Problem details:
Copy each line below exactly and leave the pictures out.
########
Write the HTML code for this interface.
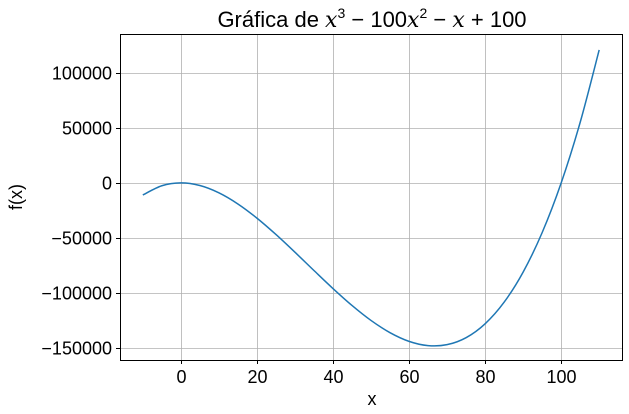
<!DOCTYPE html>
<html><head><meta charset="utf-8"><style>
html,body{margin:0;padding:0;background:#fff;}
svg{display:block;font-family:"Liberation Sans","DejaVu Sans",sans-serif;}
</style></head><body>
<svg id="chart" width="629" height="414" viewBox="0 0 629 414">
<text x="372" y="27" text-anchor="middle" font-size="22" fill="#000">Gráfica de <tspan font-style="italic" font-family="DejaVu Serif,serif">x</tspan><tspan font-size="14" dy="-9">3</tspan><tspan dy="9"> − 100</tspan><tspan font-style="italic" font-family="DejaVu Serif,serif">x</tspan><tspan font-size="14" dy="-9">2</tspan><tspan dy="9"> − </tspan><tspan font-style="italic" font-family="DejaVu Serif,serif">x</tspan><tspan> + 100</tspan></text>
<g id="grid"></g>
<g id="xticks"></g>
<g id="yticks"></g>
<path id="curve" fill="none" stroke="#1f77b4" stroke-width="1.5"/>
<rect x="120.5" y="34.5" width="502" height="326" fill="none" stroke="#000" stroke-width="1"/>
<text x="372" y="405" text-anchor="middle" font-size="18">x</text>
<text transform="translate(22,197) rotate(-90)" text-anchor="middle" font-size="18">f(x)</text>
</svg>
<script>
const xValues=[-10,-5,0,5,10,15,20,25,30,35,40,45,50,55,60,65,70,75,80,85,90,95,100,105,110];
const yValues=[-10890,-2520,100,-2280,-8910,-19040,-31920,-46800,-62930,-79560,-95940,-111320,-124950,-136080,-143960,-147840,-146970,-140600,-127980,-108360,-80990,-45120,0,55120,120990];
const xTicks=[0,20,40,60,80,100];
const yTicks=[-150000,-100000,-50000,0,50000,100000];
const X0=120,X1=622,Y0=34,Y1=360;
const xMin=-16,xMax=116,yMin=-160909,yMax=135454;
const sx=v=>X0+(v-xMin)/(xMax-xMin)*(X1-X0);
const sy=v=>Y1-(v-yMin)/(yMax-yMin)*(Y1-Y0);
const NS="http://www.w3.org/2000/svg";
const grid=document.getElementById('grid'),gx=document.getElementById('xticks'),gy=document.getElementById('yticks');
function mk(t,a,p){const e=document.createElementNS(NS,t);for(const k in a)e.setAttribute(k,a[k]);p.appendChild(e);return e;}
xTicks.forEach(v=>{const x=Math.round(sx(v))+0.5;
 const g=mk('line',{x1:x,x2:x,y1:Y0,y2:Y1,stroke:'#b0b0b0','stroke-width':0.8},grid);
 
 
 const t=mk('line',{x1:x,x2:x,y1:Y1,y2:Y1+4,stroke:'#000'},gx);
 
 
 const l=mk('text',{x:x,y:Y1+23,'text-anchor':'middle','font-size':18},gx);l.textContent=String(v);
 
 });
yTicks.forEach(v=>{const y=Math.round(sy(v))+0.5;
 const g=mk('line',{x1:X0,x2:X1,y1:y,y2:y,stroke:'#b0b0b0','stroke-width':0.8},grid);
 
 
 const t=mk('line',{x1:X0-4,x2:X0,y1:y,y2:y,stroke:'#000'},gy);
 
 
 const l=mk('text',{x:X0-8,y:y+6,'text-anchor':'end','font-size':18},gy);l.textContent=(v<0?'\u2212':'')+Math.abs(v);
 
 });
const pts=xValues.map((v,i)=>[sx(v),sy(yValues[i])]);
let d='M'+pts[0][0]+','+pts[0][1];
for(let i=0;i<pts.length-1;i++){const p0=pts[Math.max(0,i-1)],p1=pts[i],p2=pts[i+1],p3=pts[Math.min(pts.length-1,i+2)];
 const c1=[p1[0]+(p2[0]-p0[0])/6,p1[1]+(p2[1]-p0[1])/6],c2=[p2[0]-(p3[0]-p1[0])/6,p2[1]-(p3[1]-p1[1])/6];
 d+=' C'+c1+' '+c2+' '+p2;}
document.getElementById('curve').setAttribute('d',d);
</script>
</body></html>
########
Answer to this exercise:
Write the HTML code for this interface.
<!DOCTYPE html>
<html><head><meta charset="utf-8"><style>
html,body{margin:0;padding:0;background:#fff;}
svg{display:block;font-family:"Liberation Sans","DejaVu Sans",sans-serif;}
</style></head><body>
<svg id="chart" width="629" height="414" viewBox="0 0 629 414">
<text x="372" y="27" text-anchor="middle" font-size="22" fill="#000">Gráfica de <tspan font-style="italic" font-family="DejaVu Serif,serif">x</tspan><tspan font-size="14" dy="-9">3</tspan><tspan dy="9"> − 100</tspan><tspan font-style="italic" font-family="DejaVu Serif,serif">x</tspan><tspan font-size="14" dy="-9">2</tspan><tspan dy="9"> − </tspan><tspan font-style="italic" font-family="DejaVu Serif,serif">x</tspan><tspan> + 100</tspan></text>
<g id="grid"></g>
<g id="xticks"></g>
<g id="yticks"></g>
<path id="curve" fill="none" stroke="#1f77b4" stroke-width="1.5"/>
<rect x="120.5" y="34.5" width="502" height="326" fill="none" stroke="#000" stroke-width="1"/>
<text x="372" y="405" text-anchor="middle" font-size="18">x</text>
<text transform="translate(22,197) rotate(-90)" text-anchor="middle" font-size="18">f(x)</text>
</svg>
<script>
const xValues=[-10,-5,0,5,10,15,20,25,30,35,40,45,50,55,60,65,70,75,80,85,90,95,100,105,110];
const yValues=[-10890,-2520,100,-2280,-8910,-19040,-31920,-46800,-62930,-79560,-95940,-111320,-124950,-136080,-143960,-147840,-146970,-140600,-127980,-108360,-80990,-45120,0,55120,120990];
const xTicks=[0,20,40,60,80,100];
const yTicks=[-150000,-100000,-50000,0,50000,100000];
const X0=120,X1=622,Y0=34,Y1=360;
const xMin=-16,xMax=116,yMin=-160909,yMax=135454;
const sx=v=>X0+(v-xMin)/(xMax-xMin)*(X1-X0);
const sy=v=>Y1-(v-yMin)/(yMax-yMin)*(Y1-Y0);
const NS="http://www.w3.org/2000/svg";
const grid=document.getElementById('grid'),gx=document.getElementById('xticks'),gy=document.getElementById('yticks');
function mk(t,a,p){const e=document.createElementNS(NS,t);for(const k in a)e.setAttribute(k,a[k]);p.appendChild(e);return e;}
xTicks.forEach(v=>{const x=Math.round(sx(v))+0.5;
 const g=mk('line',{x1:x,x2:x,y1:Y0,y2:Y1,stroke:'#b0b0b0','stroke-width':0.8},grid);
 
 
 const t=mk('line',{x1:x,x2:x,y1:Y1,y2:Y1+4,stroke:'#000'},gx);
 
 
 const l=mk('text',{x:x,y:Y1+23,'text-anchor':'middle','font-size':18},gx);l.textContent=String(v);
 
 });
yTicks.forEach(v=>{const y=Math.round(sy(v))+0.5;
 const g=mk('line',{x1:X0,x2:X1,y1:y,y2:y,stroke:'#b0b0b0','stroke-width':0.8},grid);
 
 
 const t=mk('line',{x1:X0-4,x2:X0,y1:y,y2:y,stroke:'#000'},gy);
 
 
 const l=mk('text',{x:X0-8,y:y+6,'text-anchor':'end','font-size':18},gy);l.textContent=(v<0?'\u2212':'')+Math.abs(v);
 
 });
const pts=xValues.map((v,i)=>[sx(v),sy(yValues[i])]);
let d='M'+pts[0][0]+','+pts[0][1];
for(let i=0;i<pts.length-1;i++){const p0=pts[Math.max(0,i-1)],p1=pts[i],p2=pts[i+1],p3=pts[Math.min(pts.length-1,i+2)];
 const c1=[p1[0]+(p2[0]-p0[0])/6,p1[1]+(p2[1]-p0[1])/6],c2=[p2[0]-(p3[0]-p1[0])/6,p2[1]-(p3[1]-p1[1])/6];
 d+=' C'+c1+' '+c2+' '+p2;}
document.getElementById('curve').setAttribute('d',d);
</script>
</body></html>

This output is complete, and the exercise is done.